The Fix: Force-rank your accounts by "Silence." The accounts with zero support tickets and zero communication should be the first priority for a proactive "check-in" call.
Focusing on Features, Not Outcomes
A customer doesn't care that you released 10 new features if none of those features help them hit their KPIs.
The Fix: Always tie product updates back to the customer's specific business goals. Instead of saying "We have a new dashboard," say "This new dashboard reduces your monthly reporting time by 4 hours."
FAQ
What is the difference between Customer Support and Customer Success?
Customer Support is reactive—it solves technical problems after they happen. Customer Success is proactive—it ensures the customer achieves their desired business outcome using the product.
When should I start building a Proactive Success team?
As soon as you reach the "Scale" phase (usually $1M - $2M ARR). Before this, founders often handle success, but dedicated headcount is needed once you can no longer track every account's health in your head.

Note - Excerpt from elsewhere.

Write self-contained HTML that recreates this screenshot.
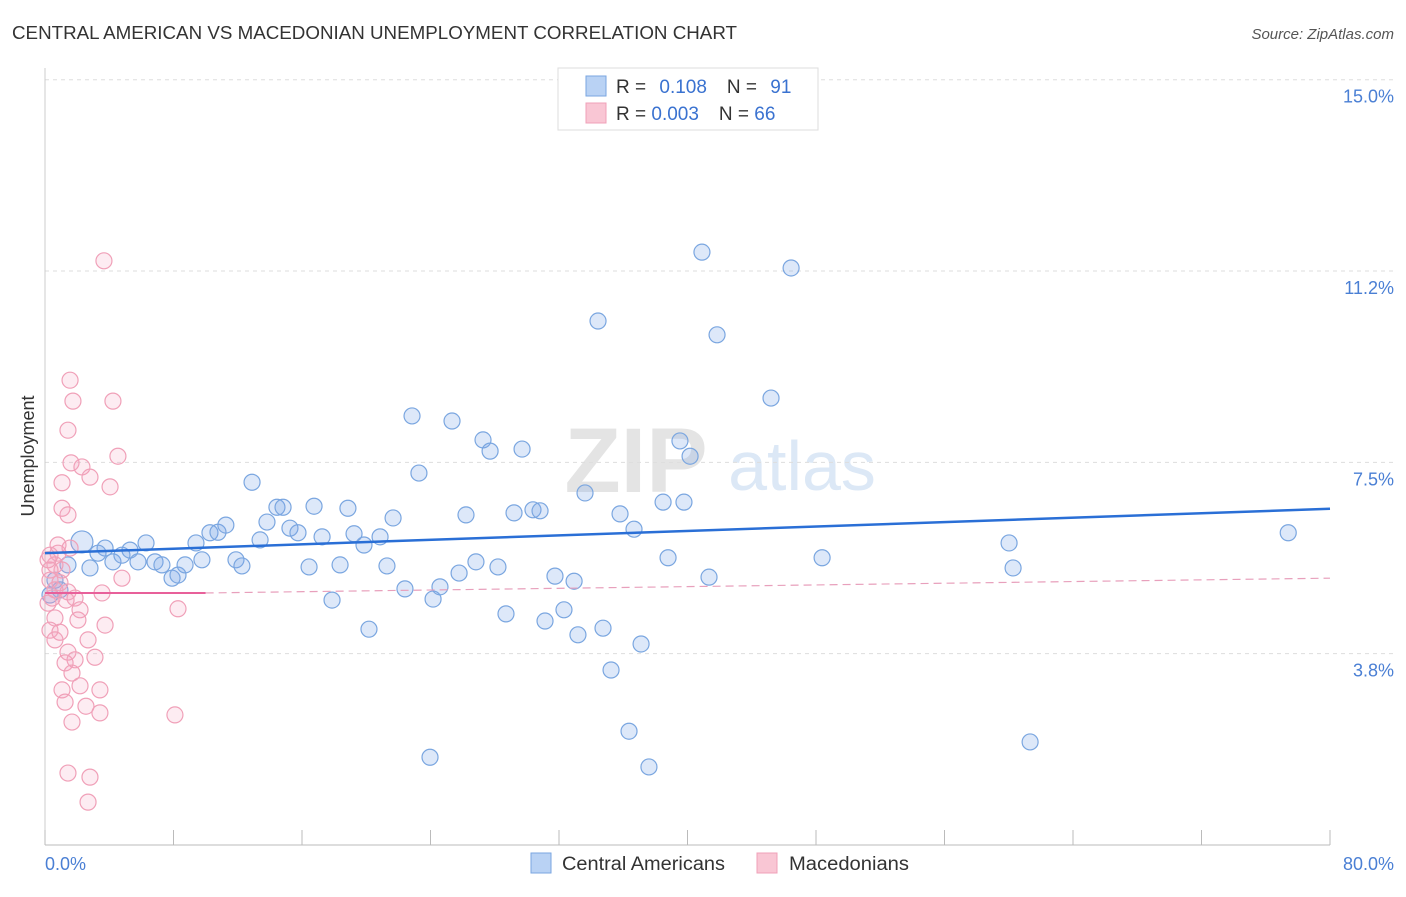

How do I measure the ROI of Proactive Success?
The primary metrics are Net Retention Rate (NRR), Gross Retention Rate (GRR), and Expansion Revenue (Upsells). If your NRR is over 100%, your success team is likely paying for itself.
Can small teams be proactive without expensive tools?
Yes. You can start by setting up simple SQL queries to alert you when a user hasn't logged in, or use basic CRM automations to remind you to send a manual "Check-in" email every 60 days.
What is a "Success Playbook"?
It is a standardized set of steps a CSM takes when a specific event occurs (e.g., a drop in usage, a failed payment, or a change in executive leadership).
Author’s Insight
In my years navigating the SaaS landscape, I’ve found that the most successful companies treat Customer Success as a profit center, not a cost center. I once worked with a startup that was terrified of their "churn problem." After diving into the data, we realized they didn't have a product problem; they had an onboarding problem. By simply mandating a 30-minute "Configuration Call" in the first week, we saw a 40% increase in long-term retention. My advice: stop looking for a "magic" feature to save your product and start looking at how your customers actually spend their first hour inside your platform.
Conclusion
Reducing churn requires a fundamental move away from "saving" accounts to "nurturing" value. By implementing predictive health scoring, refining the onboarding experience, and maintaining an outcome-based dialogue, organizations can transform their customer base into a predictable engine for growth. Start by auditing your current data silos and identifying three "at-risk" behaviors that can be automated into alerts today. True success is not found in the renewal signature, but in the months of consistent value that lead up to it.